‘God forbid that I should boast except in the Cross of our Lord Jesus Christ, by whom the world has been crucified to me, and I to the world.’
– the Holy Apostle Paul (Galatians 6: 14)
erhaps the most frequently performed sacramental action in the Christian life is the making of the sign of the Cross.
Each of us is signed with the Cross at our baptism, when we receive adoption as children of the heavenly Father, and God claims us as his own.
From that time forward the Cross of Christ, the means of our salvation, must be always kept before the eyes of our heart as our focus.
We make the Cross on ourselves at various points in prayer, in worship, and in daily life: as we rise from sleep and when we retire to bed at night, before we eat a meal, as we leave the safety of our homes to face the world each day, when we receive a blessing, when we begin the Our Father (to remind ourselves of our baptism when we become children of the Father) and at the end of the Our Father (when we pray “deliver us from evil”).
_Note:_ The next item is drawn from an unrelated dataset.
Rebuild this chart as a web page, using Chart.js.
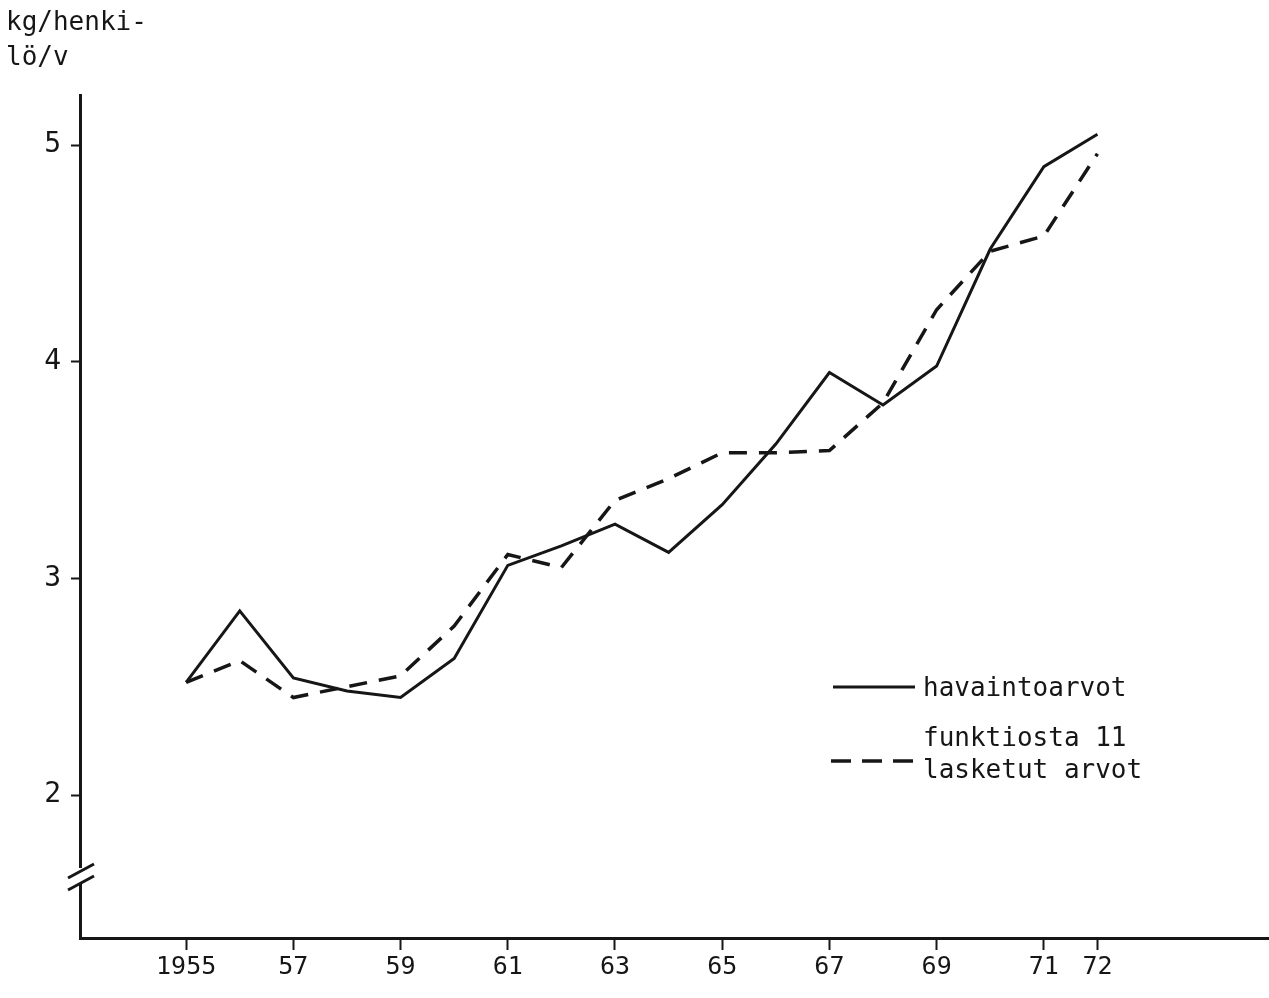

We cross ourselves for fortification in the faith, to ward off evil and temptation, to call our minds from distraction and back to the life in Christ, and to give thanks for our salvation.
We make the Cross on other people and things to call down God’s blessing on them: on our loved ones, on our pets, on the food that we eat and the water that we drink.
We cross ourselves in a particular way, which reinforces our Orthodox Christian Faith. The index and middle fingers are held together with the thumb, representing the Father, and the Son, and the Holy Spirit as one God. The ring and little fingers are also held together, and pressed down against the palm. This symbolises the incarnate Christ Who came down to earth in his two natures – human and divine – to bring about our salvation.
With our fingers arranged in this way, we touch them to our forehead, our abdomen, then the right and left shoulders.
The Cross should not be formed in a hurried or slovenly manner, so that it is barely recognisable as a Cross or so that it appears that we are ashamed to confess Jesus Christ as God. Speaking of such actions, St John Chrysostom says, ‘The demons rejoice at these mad gestures’.
Rather, the Cross should be formed boldly and clearly, so that we may benefit from tracing it upon or bodies and that this may embolden us in proclaiming it to the world.
‘Let us not be ashamed to confess the Crucified; let us boldly make the sign of the Cross on the forehead, and on everything; on the bread which we eat; on the cups from which we drink; let us make it at our going out, and coming in; when we journey and when we rest: It is a great safeguard, given to the poor without price, and to the weak without labour. For this is the Grace of God; a token for the faithful, and a terror for evil spirits.’